If you have fairly illiquid and highly appreciable assets, with a need to generate income and avoid capital gains, this is the vehicle for you. A charitable remainder trust (CRT) is a trust vehicle to which a donor can transfer assets while retaining the right to receive income for life for a term of years. (A CRT can also be established as part of a donor's estate plan and provide an income stream for survivor beneficiaries.) Unlike the other life income plans, the charitable trust is a private account for each donor. The donor may also choose the form of payment (fixed or fluctuating), the rate of payment (generally between 5% and 8%), the payment schedule (quarterly, monthly, etc.) and other features as well. And, unlike the other plans, the trust allows for more than one charity to be included as remaindermen after the death of the income beneficiaries or at the end of the trust term. The Charitable Remainder Trust has many compelling features:
√ You may transfer a variety of assets to fund a CRT. Cash and appreciated securities work well; also, a CRT is especially suitable for non-liquid assets such as real estate or closely-held stock.
√ Ordinarily, the sale of an appreciated long-term asset would produce a capital gains tax of up to 20%. Due to the tax-exempt nature of a CRT, appreciated property transferred to and subsequently sold by the trust incurs no immediate capital gains tax.
√ The creation of a CRT entitles you to an income tax charitable deduction in the year of the transfer. The deduction is based on several factors, including the type of trust, payment frequency, age and number of beneficiaries, pay out rate stated in the trust, and a floating IRS discount rate.
√ The property placed in a CRT will be removed from your estate and consequently will not be subject to gift or estate taxes.

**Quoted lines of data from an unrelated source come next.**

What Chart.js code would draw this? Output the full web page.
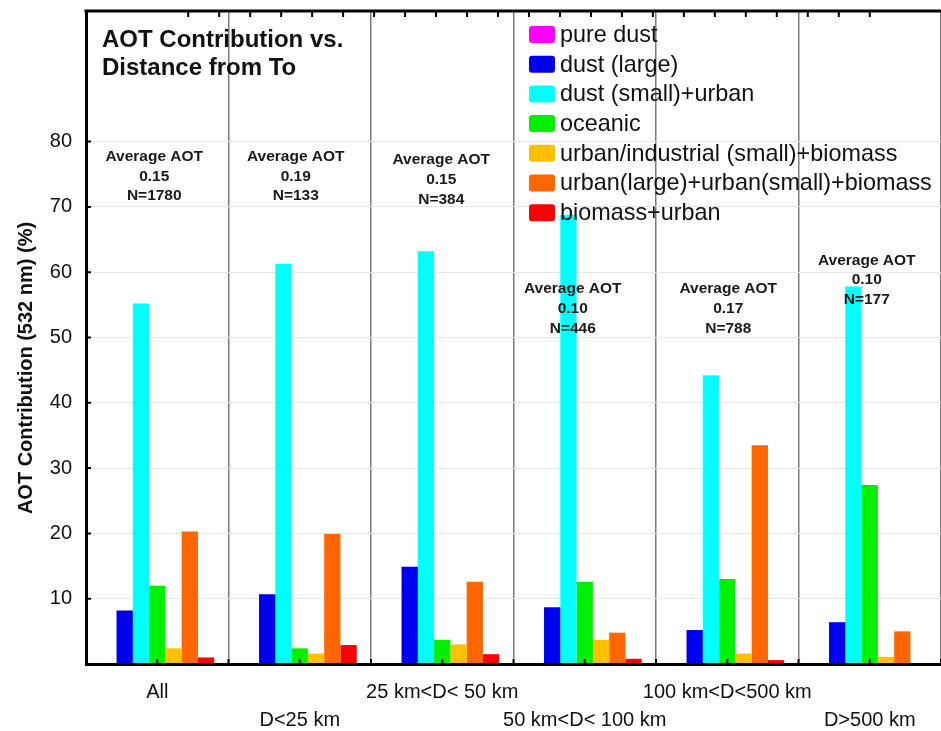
<!DOCTYPE html>
<html>
<head>
<meta charset="utf-8">
<script src="https://cdn.jsdelivr.net/npm/chart.js@4/dist/chart.umd.min.js"></script>
<style>
  html, body { margin: 0; padding: 0; background: #fff; overflow: hidden; }
  #wrap { width: 941px; height: 731px; }
</style>
</head>
<body>
<div id="wrap"><canvas id="c" width="941" height="731"></canvas></div>
<script>
// Distance classes (x categories)
const categories = ['All', 'D<25 km', '25 km<D< 50 km', '50 km<D< 100 km', '100 km<D<500 km', 'D>500 km'];

// Aerosol types
const seriesNames = [
  'pure dust',
  'dust (large)',
  'dust (small)+urban',
  'oceanic',
  'urban/industrial (small)+biomass',
  'urban(large)+urban(small)+biomass',
  'biomass+urban'
];

// AOT contribution (%) per distance class
const pureDust       = [0, 0, 0, 0, 0, 0];
const dustLarge      = [8.2, 10.7, 14.9, 8.7, 5.2, 6.4];
const dustSmallUrban = [55.2, 61.3, 63.2, 68.8, 44.2, 57.8];
const oceanic        = [12.0, 2.4, 3.7, 12.6, 13.0, 27.4];
const urbanIndSmall  = [2.4, 1.6, 3.0, 3.7, 1.6, 1.1];
const urbanLarge     = [20.3, 19.9, 12.6, 4.8, 33.5, 5.0];
const biomassUrban   = [1.0, 2.9, 1.5, 0.8, 0.6, 0.0];

// Per-class summary
const avgAot = ['0.15', '0.19', '0.15', '0.10', '0.17', '0.10'];
const sampleCounts = [1780, 133, 384, 446, 788, 177];

// Labelled value-axis ticks
const yTickLabels = [10, 20, 30, 40, 50, 60, 70, 80];

// Where each summary block sits (value-axis units for the first line, pixel nudge in x)
const noteTop = [77.7, 77.7, 77.2, 57.4, 57.4, 61.8];
const noteDx = [-3, -4, -1, -12, 1, -3];

const colors = ['#ff00ff', '#0000f0', '#00ffff', '#00f000', '#ffc000', '#ff6600', '#ff0000'];
const seriesValues = [pureDust, dustLarge, dustSmallUrban, oceanic, urbanIndSmall, urbanLarge, biomassUrban];

const FONT = '"Liberation Sans", Arial, Helvetica, sans-serif';

const decor = {
  id: 'decor',
  afterDatasetsDraw(chart) {
    const { ctx, chartArea: a, scales } = chart;
    const x = scales.x, y = scales.y, xTop = scales.xTop;
    ctx.save();

    // frame along the top
    ctx.strokeStyle = '#000';
    ctx.lineWidth = 3;
    ctx.beginPath();
    ctx.moveTo(a.left - 1.5, a.top);
    ctx.lineTo(a.right, a.top);
    ctx.stroke();

    // inward tick marks
    ctx.lineWidth = 2;
    ctx.beginPath();
    for (let k = 1; k <= xTop.max; k++) {
      const px = xTop.getPixelForValue(k);
      ctx.moveTo(px, a.top);
      ctx.lineTo(px, a.top + 6);
    }
    for (let i = 0; i < categories.length; i++) {
      const c = x.getPixelForValue(i);
      ctx.moveTo(c, a.bottom);
      ctx.lineTo(c, a.bottom - 5);
      const b = x.getPixelForValue(i + 0.5);
      ctx.moveTo(b, a.bottom);
      ctx.lineTo(b, a.bottom - 5);
    }
    yTickLabels.forEach(v => {
      const py = y.getPixelForValue(v);
      ctx.moveTo(a.left, py);
      ctx.lineTo(a.left + 5, py);
    });
    ctx.stroke();

    // chart title
    ctx.fillStyle = '#111';
    ctx.font = 'bold 24px ' + FONT;
    ctx.textAlign = 'left';
    ctx.textBaseline = 'alphabetic';
    ctx.fillText('AOT Contribution vs.', a.left + 16, 47);
    ctx.fillText('Distance from To', a.left + 16, 75);

    // per-class summary text
    ctx.font = 'bold 15.5px ' + FONT;
    ctx.textAlign = 'center';
    ctx.textBaseline = 'middle';
    ctx.fillStyle = '#1a1a1a';
    categories.forEach((_, i) => {
      const cx = x.getPixelForValue(i) + noteDx[i];
      const ty = y.getPixelForValue(noteTop[i]);
      ctx.fillText('Average AOT', cx, ty);
      ctx.fillText(avgAot[i], cx, ty + 19.7);
      ctx.fillText('N=' + sampleCounts[i], cx, ty + 39.4);
    });

    // legend
    const lx = 529, ly0 = 34.5, step = 29.7;
    ctx.font = '23.4px ' + FONT;
    ctx.textAlign = 'left';
    ctx.textBaseline = 'middle';
    chart.data.datasets.forEach((ds, i) => {
      const cy = ly0 + i * step;
      ctx.fillStyle = ds.backgroundColor;
      ctx.beginPath();
      if (ctx.roundRect) ctx.roundRect(lx, cy - 8.5, 26, 17, 3); else ctx.rect(lx, cy - 8.5, 26, 17);
      ctx.fill();
      ctx.fillStyle = '#111';
      ctx.fillText(ds.label, lx + 31, cy + 1);
    });

    // value-axis title
    ctx.save();
    ctx.translate(26, 368);
    ctx.rotate(-Math.PI / 2);
    ctx.font = 'bold 20px ' + FONT;
    ctx.textAlign = 'center';
    ctx.textBaseline = 'middle';
    ctx.fillStyle = '#111';
    ctx.fillText('AOT Contribution (532 nm) (%)', 0, 0);
    ctx.restore();

    ctx.restore();
  }
};

new Chart(document.getElementById('c'), {
  type: 'bar',
  data: {
    labels: categories,
    datasets: seriesNames.map((name, i) => ({
      label: name,
      data: seriesValues[i],
      backgroundColor: colors[i],
      borderWidth: 0,
      categoryPercentage: 0.8,
      barPercentage: 1.0
    }))
  },
  options: {
    responsive: false,
    animation: false,
    devicePixelRatio: 1,
    layout: { padding: { top: 11, right: 0, bottom: 0, left: 0 } },
    plugins: {
      legend: { display: false },
      tooltip: { enabled: false },
      title: { display: false }
    },
    scales: {
      x: {
        type: 'category',
        position: 'bottom',
        offset: true,
        grid: {
          offset: true,
          drawTicks: false,
          lineWidth: 1.5,
          color: ctx => (ctx.index === 0 || ctx.index === categories.length) ? 'rgba(0,0,0,0)' : '#7c7c7c'
        },
        border: { display: true, color: '#000', width: 3, z: 1 },
        ticks: {
          padding: 14,
          color: '#111',
          font: { family: FONT, size: 20, lineHeight: 1.4 },
          maxRotation: 0,
          autoSkip: false,
          callback: (v, i) => (i % 2 === 0 ? [categories[i], ''] : ['', categories[i]])
        },
        afterFit: s => { s.height = 67; }
      },
      xTop: {
        type: 'linear',
        position: 'top',
        display: false,
        min: 0,
        max: 23
      },
      y: {
        type: 'linear',
        min: 0,
        max: 100,
        grid: {
          drawTicks: false,
          lineWidth: 1,
          color: ctx => yTickLabels.includes(ctx.tick && ctx.tick.value) ? '#e6e6e6' : 'rgba(0,0,0,0)'
        },
        border: { display: true, color: '#000', width: 3, z: 1 },
        ticks: {
          stepSize: 10,
          padding: 14,
          color: '#111',
          font: { family: FONT, size: 20 },
          callback: v => (yTickLabels.includes(v) ? String(v) : '')
        },
        afterFit: s => { s.width = 86; s.paddingTop = 0; s.paddingBottom = 0; }
      }
    }
  },
  plugins: [decor]
});
</script>
</body>
</html>
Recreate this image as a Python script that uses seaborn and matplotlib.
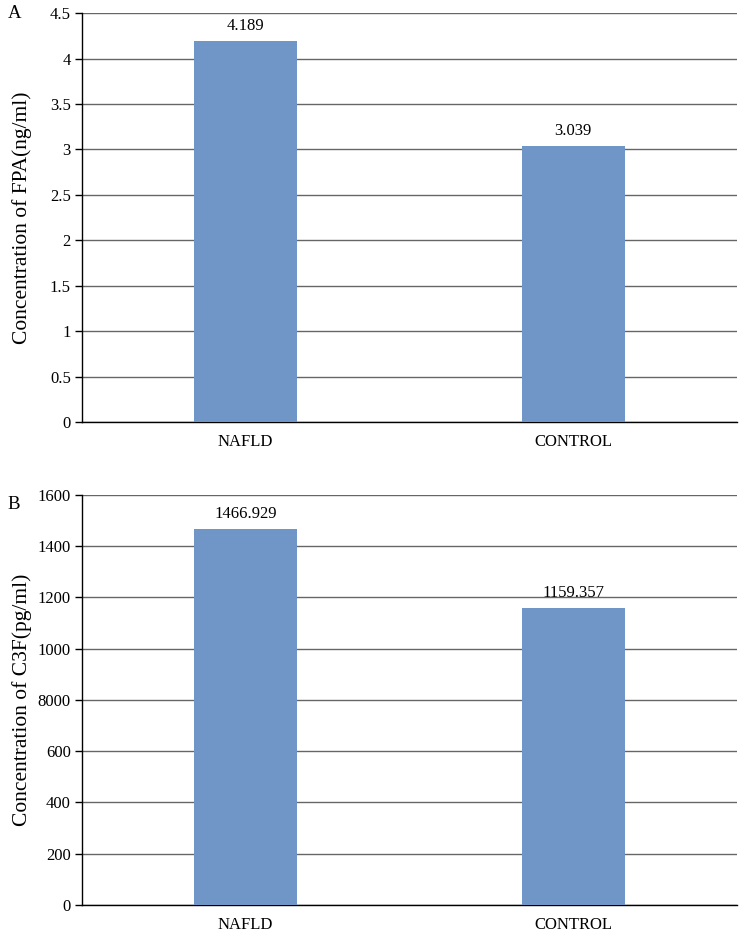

√ For a CRT funded with long-term assets, the charitable income tax deduction may be claimed up to 30% of adjusted income in the year of the gift, with a 5-year period to carry forward and use any excess over the 30% ceiling.
Although The Williams School can provide guidance throughout the process of creating a charitable remainder trust, the donor must have his or her own attorney to review the documents. Our attorneys can draft a sample trust document for review by the donor's own advisors. A donor has several options for the ongoing management of a charitable remainder trust. The donor may select a bank or trust company, a trusted advisor or financial professional, or, in many cases, the donor can be his own trustee. The person or organization named as trustee will charge fees to the trust account. Fee schedules for trust management varies widely, but there are many options. In short, a charitable remainder trust offers benefits similar to the other programs, but is especially appropriate for donors who wish to create a life income plan that suits their individual needs.